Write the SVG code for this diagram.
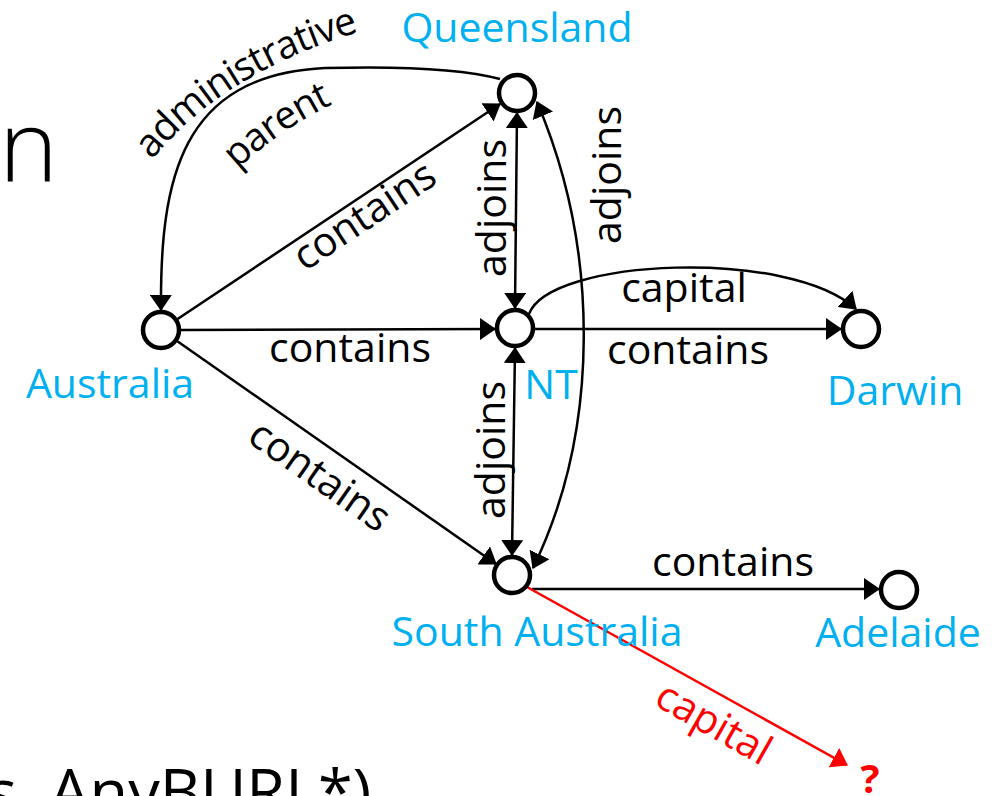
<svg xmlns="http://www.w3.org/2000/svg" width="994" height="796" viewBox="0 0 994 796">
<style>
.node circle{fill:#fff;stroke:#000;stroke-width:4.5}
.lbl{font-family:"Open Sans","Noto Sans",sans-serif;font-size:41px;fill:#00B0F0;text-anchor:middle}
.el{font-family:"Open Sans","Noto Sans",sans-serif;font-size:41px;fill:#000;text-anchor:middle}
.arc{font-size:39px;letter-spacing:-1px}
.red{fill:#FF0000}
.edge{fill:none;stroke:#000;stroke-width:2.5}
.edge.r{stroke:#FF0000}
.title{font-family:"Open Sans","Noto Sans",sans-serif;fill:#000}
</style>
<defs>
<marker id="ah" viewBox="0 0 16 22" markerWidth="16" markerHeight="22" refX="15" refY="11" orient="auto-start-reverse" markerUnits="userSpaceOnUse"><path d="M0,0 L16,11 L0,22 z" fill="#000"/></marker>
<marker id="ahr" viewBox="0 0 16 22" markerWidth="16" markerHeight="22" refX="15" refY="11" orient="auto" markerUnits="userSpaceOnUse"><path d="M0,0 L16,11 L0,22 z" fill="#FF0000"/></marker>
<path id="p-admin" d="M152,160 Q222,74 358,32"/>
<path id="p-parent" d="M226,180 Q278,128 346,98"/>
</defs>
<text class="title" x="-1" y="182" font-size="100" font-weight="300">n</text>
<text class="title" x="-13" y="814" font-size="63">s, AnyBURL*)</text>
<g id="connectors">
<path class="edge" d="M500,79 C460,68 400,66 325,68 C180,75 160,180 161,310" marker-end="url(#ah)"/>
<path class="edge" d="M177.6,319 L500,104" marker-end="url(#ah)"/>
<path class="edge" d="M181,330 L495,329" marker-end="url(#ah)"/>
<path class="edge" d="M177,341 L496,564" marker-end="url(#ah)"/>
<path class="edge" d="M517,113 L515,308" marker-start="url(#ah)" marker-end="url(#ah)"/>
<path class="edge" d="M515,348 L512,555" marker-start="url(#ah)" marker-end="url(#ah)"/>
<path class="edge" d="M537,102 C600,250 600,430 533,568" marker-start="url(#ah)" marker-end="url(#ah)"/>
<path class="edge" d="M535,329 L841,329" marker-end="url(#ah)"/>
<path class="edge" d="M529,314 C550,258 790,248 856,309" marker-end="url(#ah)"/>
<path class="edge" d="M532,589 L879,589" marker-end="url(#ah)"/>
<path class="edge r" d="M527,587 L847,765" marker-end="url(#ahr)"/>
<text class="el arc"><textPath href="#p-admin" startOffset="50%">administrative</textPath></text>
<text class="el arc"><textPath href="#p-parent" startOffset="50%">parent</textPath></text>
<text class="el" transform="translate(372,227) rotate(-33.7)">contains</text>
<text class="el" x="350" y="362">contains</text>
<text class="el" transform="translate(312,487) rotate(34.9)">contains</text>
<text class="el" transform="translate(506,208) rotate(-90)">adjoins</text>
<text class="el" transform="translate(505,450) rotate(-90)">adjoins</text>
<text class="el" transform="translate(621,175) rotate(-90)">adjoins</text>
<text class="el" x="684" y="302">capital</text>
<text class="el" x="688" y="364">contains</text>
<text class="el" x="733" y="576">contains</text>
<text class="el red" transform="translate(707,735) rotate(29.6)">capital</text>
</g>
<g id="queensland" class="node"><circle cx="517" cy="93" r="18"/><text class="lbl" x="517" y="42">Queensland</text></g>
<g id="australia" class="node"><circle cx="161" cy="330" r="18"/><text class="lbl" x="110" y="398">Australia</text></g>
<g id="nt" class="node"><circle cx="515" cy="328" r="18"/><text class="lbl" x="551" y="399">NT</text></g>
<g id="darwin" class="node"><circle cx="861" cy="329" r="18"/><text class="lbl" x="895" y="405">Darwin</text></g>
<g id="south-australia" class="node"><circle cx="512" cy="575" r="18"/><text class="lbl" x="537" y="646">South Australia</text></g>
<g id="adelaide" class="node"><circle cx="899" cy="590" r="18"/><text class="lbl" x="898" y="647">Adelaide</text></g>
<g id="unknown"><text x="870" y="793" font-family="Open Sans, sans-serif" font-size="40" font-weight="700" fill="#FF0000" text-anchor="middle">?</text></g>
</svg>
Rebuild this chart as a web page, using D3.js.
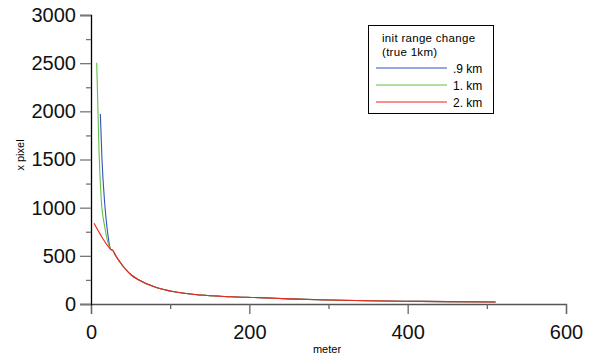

◆ TASK TO CARRY OUT ◆
Every entry should be returned exactly as written, minus the pictures.

◆ ANSWER FOR THE TASK ◆
Write the SVG code for this diagram.
<svg xmlns="http://www.w3.org/2000/svg" width="994" height="796" viewBox="0 0 994 796">
<style>
.node circle{fill:#fff;stroke:#000;stroke-width:4.5}
.lbl{font-family:"Open Sans","Noto Sans",sans-serif;font-size:41px;fill:#00B0F0;text-anchor:middle}
.el{font-family:"Open Sans","Noto Sans",sans-serif;font-size:41px;fill:#000;text-anchor:middle}
.arc{font-size:39px;letter-spacing:-1px}
.red{fill:#FF0000}
.edge{fill:none;stroke:#000;stroke-width:2.5}
.edge.r{stroke:#FF0000}
.title{font-family:"Open Sans","Noto Sans",sans-serif;fill:#000}
</style>
<defs>
<marker id="ah" viewBox="0 0 16 22" markerWidth="16" markerHeight="22" refX="15" refY="11" orient="auto-start-reverse" markerUnits="userSpaceOnUse"><path d="M0,0 L16,11 L0,22 z" fill="#000"/></marker>
<marker id="ahr" viewBox="0 0 16 22" markerWidth="16" markerHeight="22" refX="15" refY="11" orient="auto" markerUnits="userSpaceOnUse"><path d="M0,0 L16,11 L0,22 z" fill="#FF0000"/></marker>
<path id="p-admin" d="M152,160 Q222,74 358,32"/>
<path id="p-parent" d="M226,180 Q278,128 346,98"/>
</defs>
<text class="title" x="-1" y="182" font-size="100" font-weight="300">n</text>
<text class="title" x="-13" y="814" font-size="63">s, AnyBURL*)</text>
<g id="connectors">
<path class="edge" d="M500,79 C460,68 400,66 325,68 C180,75 160,180 161,310" marker-end="url(#ah)"/>
<path class="edge" d="M177.6,319 L500,104" marker-end="url(#ah)"/>
<path class="edge" d="M181,330 L495,329" marker-end="url(#ah)"/>
<path class="edge" d="M177,341 L496,564" marker-end="url(#ah)"/>
<path class="edge" d="M517,113 L515,308" marker-start="url(#ah)" marker-end="url(#ah)"/>
<path class="edge" d="M515,348 L512,555" marker-start="url(#ah)" marker-end="url(#ah)"/>
<path class="edge" d="M537,102 C600,250 600,430 533,568" marker-start="url(#ah)" marker-end="url(#ah)"/>
<path class="edge" d="M535,329 L841,329" marker-end="url(#ah)"/>
<path class="edge" d="M529,314 C550,258 790,248 856,309" marker-end="url(#ah)"/>
<path class="edge" d="M532,589 L879,589" marker-end="url(#ah)"/>
<path class="edge r" d="M527,587 L847,765" marker-end="url(#ahr)"/>
<text class="el arc"><textPath href="#p-admin" startOffset="50%">administrative</textPath></text>
<text class="el arc"><textPath href="#p-parent" startOffset="50%">parent</textPath></text>
<text class="el" transform="translate(372,227) rotate(-33.7)">contains</text>
<text class="el" x="350" y="362">contains</text>
<text class="el" transform="translate(312,487) rotate(34.9)">contains</text>
<text class="el" transform="translate(506,208) rotate(-90)">adjoins</text>
<text class="el" transform="translate(505,450) rotate(-90)">adjoins</text>
<text class="el" transform="translate(621,175) rotate(-90)">adjoins</text>
<text class="el" x="684" y="302">capital</text>
<text class="el" x="688" y="364">contains</text>
<text class="el" x="733" y="576">contains</text>
<text class="el red" transform="translate(707,735) rotate(29.6)">capital</text>
</g>
<g id="queensland" class="node"><circle cx="517" cy="93" r="18"/><text class="lbl" x="517" y="42">Queensland</text></g>
<g id="australia" class="node"><circle cx="161" cy="330" r="18"/><text class="lbl" x="110" y="398">Australia</text></g>
<g id="nt" class="node"><circle cx="515" cy="328" r="18"/><text class="lbl" x="551" y="399">NT</text></g>
<g id="darwin" class="node"><circle cx="861" cy="329" r="18"/><text class="lbl" x="895" y="405">Darwin</text></g>
<g id="south-australia" class="node"><circle cx="512" cy="575" r="18"/><text class="lbl" x="537" y="646">South Australia</text></g>
<g id="adelaide" class="node"><circle cx="899" cy="590" r="18"/><text class="lbl" x="898" y="647">Adelaide</text></g>
<g id="unknown"><text x="870" y="793" font-family="Open Sans, sans-serif" font-size="40" font-weight="700" fill="#FF0000" text-anchor="middle">?</text></g>
</svg>
Rebuild this chart as a web page, using D3.js.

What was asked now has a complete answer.